Primeiramente, a impopularidade do
sumo pontífice que teve a difícil missão de substituir um dos mais carismáticos
papas da Igreja Católica: João Paulo II. Ao contrário de Karol Wojtyla, que
tinha semblante de bom velhinho, Bento XVI parecia muito austero.
O primeiro tinha ares de amável
ancião, respeitado até mesmo pelos protestantes que vez por outra lhe tomavam a
benção. O segundo teve a sua imagem associada a uma figura irredutível que
trazia à memória os rigores da inquisição.
Na verdade, o pontificado de Bento
XVI nasceu com os dias contados uma vez que parecia representar a volta a um
passado que a igreja queria esquecer. Aos olhos do mundo, Joseph Ratzinger jamais
deveria ter se tornado papa (o Vaticano percebeu isso depois)!
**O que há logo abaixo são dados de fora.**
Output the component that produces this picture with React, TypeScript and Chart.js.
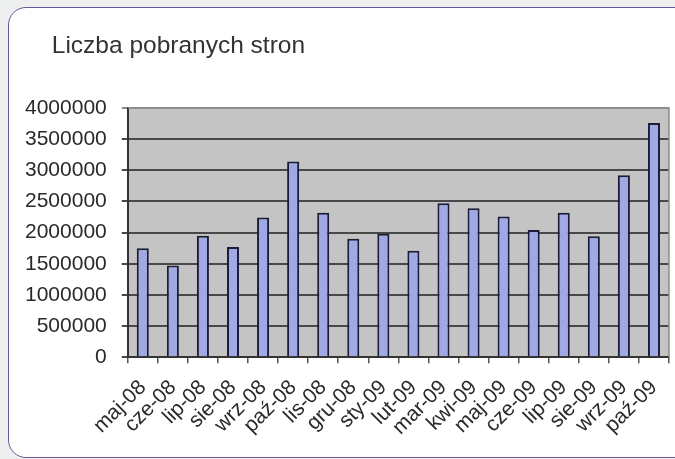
import React, { useEffect, useRef } from "react";
import { Chart, registerables } from "chart.js";

Chart.register(...registerables);

const categories = [
  "maj-08", "cze-08", "lip-08", "sie-08", "wrz-08", "paź-08", "lis-08", "gru-08", "sty-09",
  "lut-09", "mar-09", "kwi-09", "maj-09", "cze-09", "lip-09", "sie-09", "wrz-09", "paź-09",
];
const pageViews = [
  1750000, 1470000, 1950000, 1770000, 2240000, 3140000, 2320000, 1900000, 1980000,
  1710000, 2470000, 2390000, 2260000, 2040000, 2320000, 1940000, 2920000, 3760000,
];
const titleText = "Liczba pobranych stron";
const yMin = 0;
const yMax = 4000000;
const yStep = 500000;

const FONT = "'Liberation Sans', Arial, sans-serif";

const plotBg = {
  id: "plotBg",
  beforeDraw(chart: any) {
    const { ctx, chartArea } = chart;
    ctx.save();
    ctx.fillStyle = "#c4c4c4";
    ctx.fillRect(chartArea.left, chartArea.top, chartArea.right - chartArea.left, chartArea.bottom - chartArea.top);
    ctx.restore();
  },
  afterDraw(chart: any) {
    const { ctx, chartArea } = chart;
    ctx.save();
    ctx.strokeStyle = "#8c8c8c";
    ctx.lineWidth = 1.5;
    ctx.beginPath();
    ctx.moveTo(chartArea.left, chartArea.top);
    ctx.lineTo(chartArea.right, chartArea.top);
    ctx.lineTo(chartArea.right, chartArea.bottom);
    ctx.stroke();
    ctx.fillStyle = "#333333";
    ctx.font = `normal 24.5px ${FONT}`;
    ctx.textAlign = "left";
    ctx.textBaseline = "alphabetic";
    ctx.fillText(titleText, chartArea.left - 76, 53);
    ctx.restore();
  },
};

export default function App() {
  const ref = useRef<HTMLCanvasElement | null>(null);
  useEffect(() => {
    if (!ref.current) return;
    const chart = new Chart(ref.current, {
      type: "bar",
      data: {
        labels: categories,
        datasets: [
          {
            data: pageViews,
            backgroundColor: "#a0a9e4",
            borderColor: "#1c1c38",
            borderWidth: 2,
            categoryPercentage: 0.8,
            barPercentage: 0.5,
          },
        ],
      },
      options: {
        responsive: false,
        animation: false,
        devicePixelRatio: 1,
        layout: { padding: { left: 10, right: 6, top: 108, bottom: 7 } },
        plugins: {
          legend: { display: false },
          tooltip: { enabled: false },
          title: { display: false },
        },
        scales: {
          x: {
            afterFit: (scale: any) => { scale.paddingRight = 0; },
            grid: { offset: true, drawOnChartArea: false, drawTicks: true, tickLength: 6, color: "#555555", lineWidth: 1.5 },
            border: { display: true, color: "#333333", width: 2 },
            ticks: {
              autoSkip: false,
              maxRotation: 45,
              minRotation: 45,
              color: "#2a2a2a",
              padding: 12,
              font: { family: FONT, size: 21 },
            },
          },
          y: {
            min: yMin,
            max: yMax,
            grid: {
              color: (c: any) => (c.tick && c.tick.value === yMax ? "#8c8c8c" : "#484848"),
              lineWidth: 2,
              tickLength: 6,
            },
            border: { display: true, color: "#333333", width: 2 },
            ticks: {
              stepSize: yStep,
              padding: 15,
              color: "#2a2a2a",
              font: { family: FONT, size: 21 },
              callback: (v: any) => String(v),
            },
          },
        },
      },
      plugins: [plotBg],
    });
    return () => chart.destroy();
  }, []);

  return (
    <div style={{ position: "fixed", left: 0, top: 0, width: 675, height: 459, background: "#eef0ef", overflow: "hidden" }}>
      <div
        style={{
          position: "absolute",
          left: 8,
          top: 7,
          width: 700,
          height: 451,
          background: "#ffffff",
          border: "1.5px solid #6a559a",
          borderRadius: 18,
          boxSizing: "border-box",
        }}
      />
      <canvas ref={ref} width={675} height={459} style={{ position: "absolute", left: 0, top: 0 }} />
    </div>
  );
}
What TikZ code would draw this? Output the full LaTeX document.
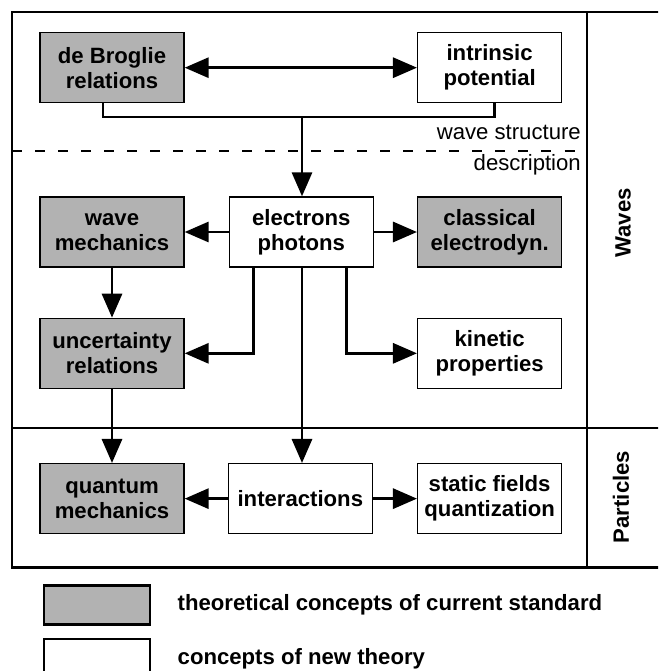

Por último, pode-se dizer, sem medo
de errar, que a renúncia de Bento XVI representa uma correção de rota
programada pela própria cúpula da Igreja Católica. Ela representa um ato
pensado do Vaticano e uma mudança de estratégia em face das novas demandas.
Que sentido faz manter como
autoridade máxima da igreja Católica um autêntico representante do antigo
sistema monárquico católico que nasceu no mundo medieval? Que lógica há em
conferir a um alemão conservador a tarefa de salvar o catolicismo cambiante?
A velhice de Bento XVI nada mais
representa do que a velhice do próprio sistema religioso católico que a igreja
resolveu tentar rejuvenescer antes que seja tarde demais. Não me admirarei se o próximo conclave escolher um papa latino-americano.
Afinal de contas, o catolicismo e a
própria religião cristã está definhando em todo o mundo, com exceção da América
Latina e do continente africano. Um papa negro? Ainda não. Não confunda o
Vaticano com os Estados Unidos da América.